* Exercise instructions *
For this exercise, repeat all of the material verbatim apart from its images.

* Data *
_ _ _
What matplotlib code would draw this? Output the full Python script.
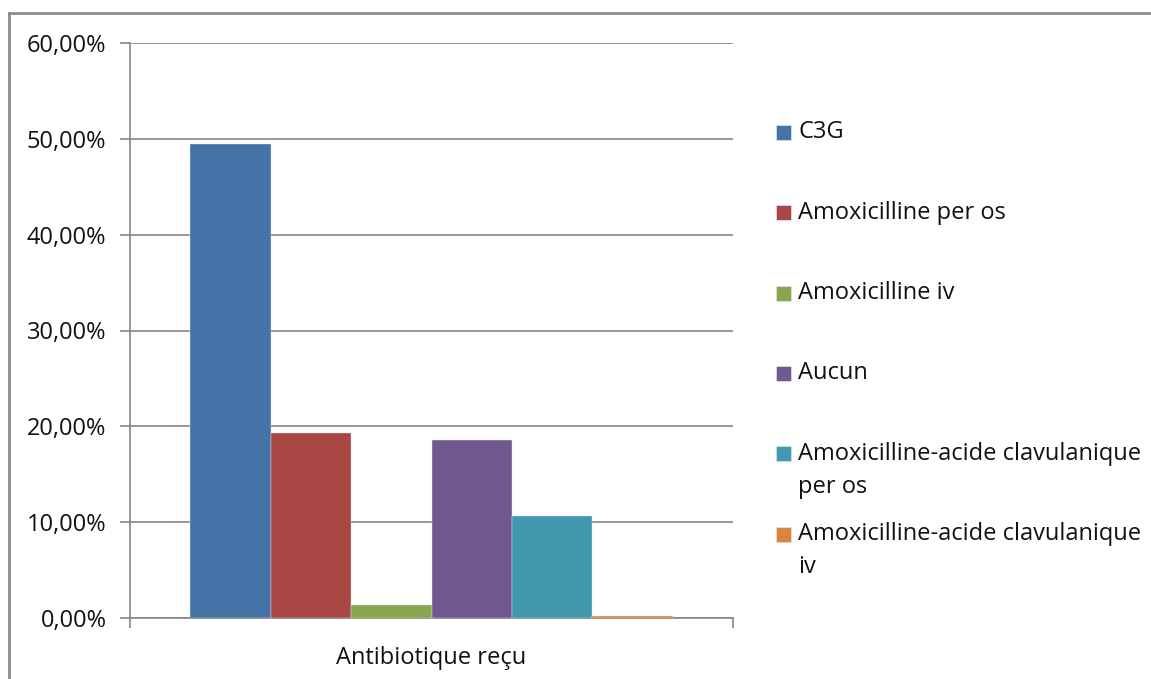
import matplotlib.pyplot as plt
from matplotlib.patches import Rectangle
from matplotlib.lines import Line2D
from matplotlib.ticker import FuncFormatter, MultipleLocator

plt.rcParams["font.family"] = ["Open Sans", "DejaVu Sans"]

category = "Antibiotique reçu"
series = [
    "C3G",
    "Amoxicilline per os",
    "Amoxicilline iv",
    "Aucun",
    "Amoxicilline-acide clavulanique\nper os",
    "Amoxicilline-acide clavulanique\niv",
]
values = [49.5, 19.3, 1.4, 18.6, 10.6, 0.25]
colors = ["#4572A7", "#AA4643", "#89A54E", "#71588F", "#4198AF", "#DB843D"]

W, H = 1151, 679
grid_gray = "#868686"
text_col = "#111111"
fs = 17


def px(x, y):
    # pixel position -> figure coords
    return x / W, 1 - y / H


fig = plt.figure(figsize=(W / 100, H / 100), dpi=100)
l, b = px(130, 618)
r, t = px(733, 43)
ax = fig.add_axes([l, b, r - l, t - b])

n = len(values)
width = 1 / (n + 1.5)
for i, (v, c) in enumerate(zip(values, colors)):
    xpos = (i - (n - 1) / 2) * width
    ax.bar(xpos, v, width=width, color=c, edgecolor="#dde4ee", linewidth=0.3, zorder=3)

ax.set_xlim(-0.5, 0.5)
ax.set_ylim(0, 60)
ax.yaxis.set_major_locator(MultipleLocator(10))
ax.yaxis.set_major_formatter(FuncFormatter(lambda v, p: f"{v:.2f}%".replace(".", ",")))
ax.grid(axis="y", color=grid_gray, linewidth=1.2, zorder=0)

# category boundary ticks, category label in the middle
ax.set_xticks([-0.5, 0.5])
ax.set_xticklabels(["", ""])
ax.set_xticks([0], [category], minor=True)
ax.tick_params(axis="x", which="major", direction="out", length=7, color=grid_gray, width=1.2)
ax.tick_params(axis="x", which="minor", length=0, pad=20, labelsize=fs, labelcolor=text_col)
ax.tick_params(axis="y", direction="out", length=7, color=grid_gray, width=1.2,
               pad=10, labelsize=fs, labelcolor=text_col)

for s in ["top", "right"]:
    ax.spines[s].set_visible(False)
for s in ["left", "bottom"]:
    ax.spines[s].set_color(grid_gray)
    ax.spines[s].set_linewidth(1.2)

# legend drawn as in the spreadsheet: fixed pitch, wrapped labels hang below
y0, pitch = 132.5, 80.3
for i, (lab, c) in enumerate(zip(series, colors)):
    yc = y0 + i * pitch
    sx, sy = px(776, yc + 7.5)
    fig.add_artist(Rectangle((sx, sy), 15 / W, 15 / H, transform=fig.transFigure,
                             facecolor=c, edgecolor="#dde4ee", linewidth=0.5))
    tx, ty = px(798, yc - 12)
    fig.text(tx, ty, lab, fontsize=fs, va="top", ha="left", color=text_col,
             linespacing=1.5)

# chart outer border (left and top visible)
bx, by = px(9, 13)
fig.add_artist(Line2D([bx, bx], [0, by], transform=fig.transFigure, color="#8c8c8c", linewidth=2))
fig.add_artist(Line2D([bx, 1], [by, by], transform=fig.transFigure, color="#8c8c8c", linewidth=2))

fig.savefig("out.png", dpi=100)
_ _ _
* Exercise response *
What matplotlib code would draw this? Output the full Python script.
import matplotlib.pyplot as plt
from matplotlib.patches import Rectangle
from matplotlib.lines import Line2D
from matplotlib.ticker import FuncFormatter, MultipleLocator

plt.rcParams["font.family"] = ["Open Sans", "DejaVu Sans"]

category = "Antibiotique reçu"
series = [
    "C3G",
    "Amoxicilline per os",
    "Amoxicilline iv",
    "Aucun",
    "Amoxicilline-acide clavulanique\nper os",
    "Amoxicilline-acide clavulanique\niv",
]
values = [49.5, 19.3, 1.4, 18.6, 10.6, 0.25]
colors = ["#4572A7", "#AA4643", "#89A54E", "#71588F", "#4198AF", "#DB843D"]

W, H = 1151, 679
grid_gray = "#868686"
text_col = "#111111"
fs = 17


def px(x, y):
    # pixel position -> figure coords
    return x / W, 1 - y / H


fig = plt.figure(figsize=(W / 100, H / 100), dpi=100)
l, b = px(130, 618)
r, t = px(733, 43)
ax = fig.add_axes([l, b, r - l, t - b])

n = len(values)
width = 1 / (n + 1.5)
for i, (v, c) in enumerate(zip(values, colors)):
    xpos = (i - (n - 1) / 2) * width
    ax.bar(xpos, v, width=width, color=c, edgecolor="#dde4ee", linewidth=0.3, zorder=3)

ax.set_xlim(-0.5, 0.5)
ax.set_ylim(0, 60)
ax.yaxis.set_major_locator(MultipleLocator(10))
ax.yaxis.set_major_formatter(FuncFormatter(lambda v, p: f"{v:.2f}%".replace(".", ",")))
ax.grid(axis="y", color=grid_gray, linewidth=1.2, zorder=0)

# category boundary ticks, category label in the middle
ax.set_xticks([-0.5, 0.5])
ax.set_xticklabels(["", ""])
ax.set_xticks([0], [category], minor=True)
ax.tick_params(axis="x", which="major", direction="out", length=7, color=grid_gray, width=1.2)
ax.tick_params(axis="x", which="minor", length=0, pad=20, labelsize=fs, labelcolor=text_col)
ax.tick_params(axis="y", direction="out", length=7, color=grid_gray, width=1.2,
               pad=10, labelsize=fs, labelcolor=text_col)

for s in ["top", "right"]:
    ax.spines[s].set_visible(False)
for s in ["left", "bottom"]:
    ax.spines[s].set_color(grid_gray)
    ax.spines[s].set_linewidth(1.2)

# legend drawn as in the spreadsheet: fixed pitch, wrapped labels hang below
y0, pitch = 132.5, 80.3
for i, (lab, c) in enumerate(zip(series, colors)):
    yc = y0 + i * pitch
    sx, sy = px(776, yc + 7.5)
    fig.add_artist(Rectangle((sx, sy), 15 / W, 15 / H, transform=fig.transFigure,
                             facecolor=c, edgecolor="#dde4ee", linewidth=0.5))
    tx, ty = px(798, yc - 12)
    fig.text(tx, ty, lab, fontsize=fs, va="top", ha="left", color=text_col,
             linespacing=1.5)

# chart outer border (left and top visible)
bx, by = px(9, 13)
fig.add_artist(Line2D([bx, bx], [0, by], transform=fig.transFigure, color="#8c8c8c", linewidth=2))
fig.add_artist(Line2D([bx, 1], [by, by], transform=fig.transFigure, color="#8c8c8c", linewidth=2))

fig.savefig("out.png", dpi=100)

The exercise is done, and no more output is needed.